"I am so looking forward to his arrival. More than words can express! Dear Theodore!" sighed Miss Devereux. "Ten long years since I saw him last! Will he be much changed?"
The General muttered something incoherent under his moustache.
Miss Devereux unclasped her hands, and clasped them anew.
"If only dear Theodore could have resolved to come home a year or two earlier! I never could think why he would not. Keeping that poor little Cyril out all this time—it really has been reckless. Nearly ten years old! Enough to ruin the child's constitution."
"Particularly healthy station," murmured General Villiers.
"Yes, but the native surroundings—I have always heard that the evil was so great—"
"It has been guarded against."
The boy pressed closer to the General's knee, his tiny hand stealing into the veteran's brown fingers.

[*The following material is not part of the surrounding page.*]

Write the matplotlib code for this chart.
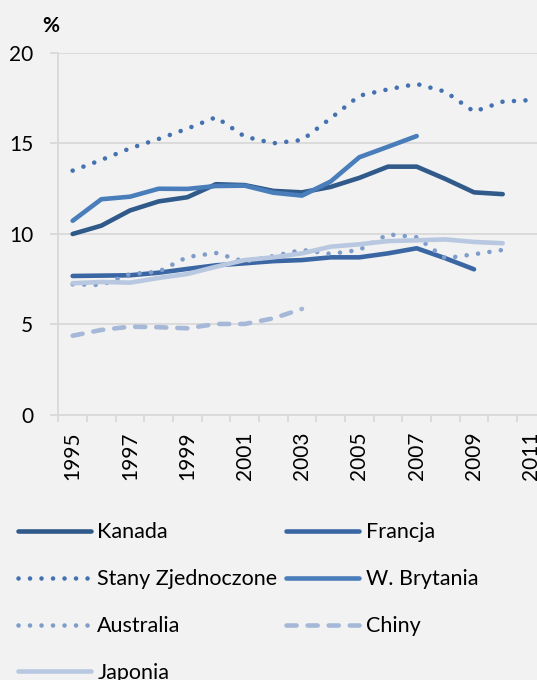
import numpy as np
import matplotlib
matplotlib.use("Agg")
import matplotlib.pyplot as plt
from matplotlib.ticker import FixedLocator

plt.rcParams["font.family"] = ["Lato", "DejaVu Sans"]

years = np.arange(1995, 2012)

kanada = [10.0, 10.46, 11.3, 11.8, 12.03, 12.75, 12.7, 12.38, 12.3, 12.6,
          13.1, 13.72, 13.72, 13.04, 12.3, 12.2]
francja = [7.68, 7.7, 7.72, 7.86, 8.07, 8.27, 8.38, 8.5, 8.56, 8.71,
           8.71, 8.93, 9.21, 8.66, 8.05]
usa = [13.5, 14.09, 14.73, 15.25, 15.82, 16.45, 15.38, 15.01, 15.19, 16.39,
       17.64, 17.99, 18.29, 17.86, 16.76, 17.31, 17.4]
wbrytania = [10.73, 11.92, 12.06, 12.5, 12.49, 12.65, 12.67, 12.28, 12.12,
             12.9, 14.24, 14.82, 15.41]
australia = [7.22, 7.18, 7.79, 7.92, 8.73, 8.95, 8.47, 8.78, 9.12, 8.9,
             9.12, 9.98, 9.82, 8.66, 8.88, 9.12]
chiny = [4.38, 4.7, 4.88, 4.85, 4.79, 5.03, 5.03, 5.34, 5.86]
japonia = [7.28, 7.35, 7.31, 7.57, 7.79, 8.19, 8.56, 8.71, 8.93, 9.3,
           9.43, 9.61, 9.65, 9.7, 9.56, 9.49]

yticks = [0, 5, 10, 15, 20]
label_years = years[::2]

bg = "#F2F2F2"
grid = "#D9D9D9"

fig = plt.figure(figsize=(5.37, 6.8), dpi=100, facecolor=bg)
ax = fig.add_axes([0.1086, 0.3897, 0.9076, 0.5324], facecolor=bg)

lw = 3.3
dot = (0, (0.01, 2.5))
series = [
    ("Kanada", kanada, "#2F5A8A", "-"),
    ("Francja", francja, "#3A67A4", "-"),
    ("Stany Zjednoczone", usa, "#4472B0", dot),
    ("W. Brytania", wbrytania, "#4A7EBB", "-"),
    ("Australia", australia, "#7E9DCB", dot),
    ("Chiny", chiny, "#A6B8D8", (0, (2.2, 2.4))),
    ("Japonia", japonia, "#B9C8E1", "-"),
]
lines = {}
for name, vals, col, ls in series:
    lines[name], = ax.plot(years[:len(vals)], vals, color=col, lw=lw, ls=ls,
                           solid_capstyle="round", dash_capstyle="round", label=name)

ax.set_xlim(1994.5, 2011.5)
ax.set_ylim(0, 20)
ax.set_yticks(yticks)
ax.yaxis.grid(True, color=grid, lw=1.3)
ax.set_axisbelow(True)
for s in ["top", "right"]:
    ax.spines[s].set_visible(False)
for s in ["left", "bottom"]:
    ax.spines[s].set_color(grid)
    ax.spines[s].set_linewidth(1.3)

ax.set_xticks(label_years)
ax.set_xticklabels([str(y) for y in label_years], rotation=90, fontsize=15)
ax.tick_params(axis="x", which="major", length=0, pad=12)
ax.xaxis.set_minor_locator(FixedLocator(np.arange(1994.5, 2012, 1)))
ax.tick_params(axis="x", which="minor", length=5, width=1.3, color=grid)
ax.tick_params(axis="y", length=6, width=1.3, color=grid, labelsize=15, pad=12)

fig.text(0.095, 0.962, "%", fontsize=15, fontweight="bold", ha="center", va="center")

# legend filled column by column: left column then right column
order = ["Kanada", "Stany Zjednoczone", "Australia", "Japonia",
         "Francja", "W. Brytania", "Chiny"]
fig.legend([lines[n] for n in order], order, loc="upper left",
           bbox_to_anchor=(0.033, 0.232), ncol=2, frameon=False,
           fontsize=15.5, handlelength=3.4, handletextpad=0.3, columnspacing=0.4,
           labelspacing=1.25, borderaxespad=0, borderpad=0)

fig.savefig("out.png", dpi=100, facecolor=bg)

"They would do all they could, of course. But since poor Olave's death, how could Theodore have time?—A busy civilian, you know. I am afraid it has been a mistake. And dear Evelyn all these years at school, never seeing her parents or brother! Ten years' separation! It cannot be right! Yes, she spent her holidays here—at first, always. She has had a great many invitations of late from schoolfellows, which she seemed to prefer. My dear aunt has been pained, but Evelyn asked her father's consent. I have not seen the dear girl now for eighteen months. Last summer, she went abroad with friends, and last Christmas she had German measles, so my dear aunt was afraid of the infection for me."
This had no ludicrous sound for Sybella's ears. Though close upon forty, she was so used still to being cared for as if she were a maiden in her teens, so used to have her health counted a prime consideration, that the statement came as a matter of course.